A recent SEBI order has granted an exemption to Educomp's CMD, Mr. Shantanu Prakash from having to make an open offer in relation to an acquisition of 7.5% of the shareholding of Educomp. At the outset, we should look at the facts in this case which are quite peculiar - Educomp's CMD, Mr. Shantanu Prakash had pledged 91.8 lakh shares (7.5% of the share capital) of Educomp as security with Macquarie against a loan of Rs 46 crores. Macquarie had invoked the pledge on account of fall in collateral cover and transferred the pledged shares in its name. However, Macquarie did not sell these shares and once the loan was re-paid in full, it sought to transfer the shares to Mr. Prakash. Mr.

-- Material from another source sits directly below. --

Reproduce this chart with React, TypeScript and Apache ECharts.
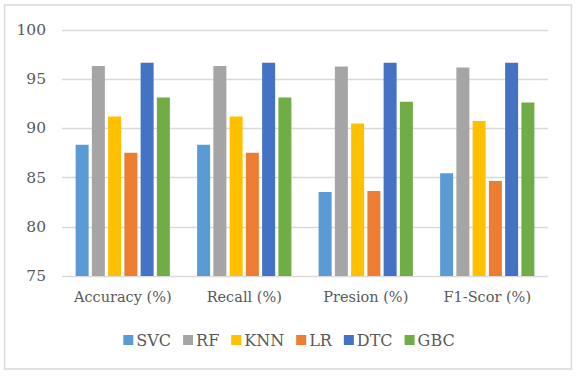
import React, { useEffect, useRef } from "react";
import * as echarts from "echarts";

const categories = ["Accuracy (%)", "Recall (%)", "Presion (%)", "F1-Scor (%)"];
const seriesNames = ["SVC", "RF", "KNN", "LR", "DTC", "GBC"];
const svc = [88.34, 88.34, 83.54, 85.44];
const rf = [96.33, 96.33, 96.29, 96.19];
const knn = [91.22, 91.22, 90.51, 90.75];
const lr = [87.52, 87.52, 83.64, 84.66];
const dtc = [96.67, 96.67, 96.67, 96.67];
const gbc = [93.13, 93.13, 92.72, 92.62];
const seriesValues = [svc, rf, knn, lr, dtc, gbc];
const colors = ["#5B9BD5", "#A5A5A5", "#FFC000", "#ED7D31", "#4472C4", "#70AD47"];

const font = "DejaVu Serif";

export default function App() {
  const ref = useRef<HTMLDivElement>(null);
  useEffect(() => {
    if (!ref.current) return;
    const chart = echarts.init(ref.current, undefined, { renderer: "svg" });
    chart.setOption({
      animation: false,
      backgroundColor: "#ffffff",
      textStyle: { fontFamily: font },
      graphic: [
        {
          type: "rect",
          shape: { x: 4.5, y: 5, width: 567, height: 364 },
          style: { fill: "none", stroke: "#d9d9d9", lineWidth: 1.5 },
          silent: true,
        },
      ],
      grid: { left: 62, right: 30, top: 30, bottom: 100 },
      legend: {
        bottom: 23,
        left: "center",
        itemWidth: 10,
        itemHeight: 10,
        itemGap: 12,
        icon: "rect",
        textStyle: { fontFamily: font, fontSize: 16, color: "#595959", padding: [0, 0, 0, -2] },
        data: seriesNames,
      },
      xAxis: {
        type: "category",
        data: categories,
        axisLine: { show: false },
        axisTick: { show: false },
        axisLabel: { fontFamily: font, fontSize: 14.5, color: "#595959", margin: 13, interval: 0 },
      },
      yAxis: {
        type: "value",
        min: 75,
        max: 100,
        interval: 5,
        axisLine: { show: false },
        axisTick: { show: false },
        axisLabel: { fontFamily: font, fontSize: 15.5, color: "#595959", margin: 16 },
        splitLine: { lineStyle: { color: "#d9d9d9", width: 1.3 } },
      },
      series: seriesNames.map((name, i) => ({
        name,
        type: "bar",
        data: seriesValues[i],
        barWidth: 13,
        barGap: "25%",
        itemStyle: { color: colors[i] },
      })),
    });
    return () => chart.dispose();
  }, []);
  return (
    <div
      ref={ref}
      style={{ position: "fixed", left: 0, top: 0, width: 578, height: 376 }}
    />
  );
}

Prakash approached SEBI for an exemption from making an open offer under Regs 3(2) & 3(3) of the Takeover Regulations 2011.
SEBI granted the requested exemption on the grounds that (a) the said acquisition will not result in a change of control/ management of Educomp, (b) there is no further payment of fresh consideration for the said acquisition and it is merely a return of shares pledged by the acquirer with the lender, (c) Educomp will continue to be in compliance with the minimum public shareholding requirements even pursuant to the said acquisition and (d) the proposed acquisition would not affect or prejudice the interests of the public shareholders of Educomp in any manner.
The order appears fairly logical keeping in mind that the Takeover Regulations 2011 generally exempts acquisitions of shares pursuant to invocations of pledges in the ordinary course of business, and also exempts certain acquisitions where there is no change in control.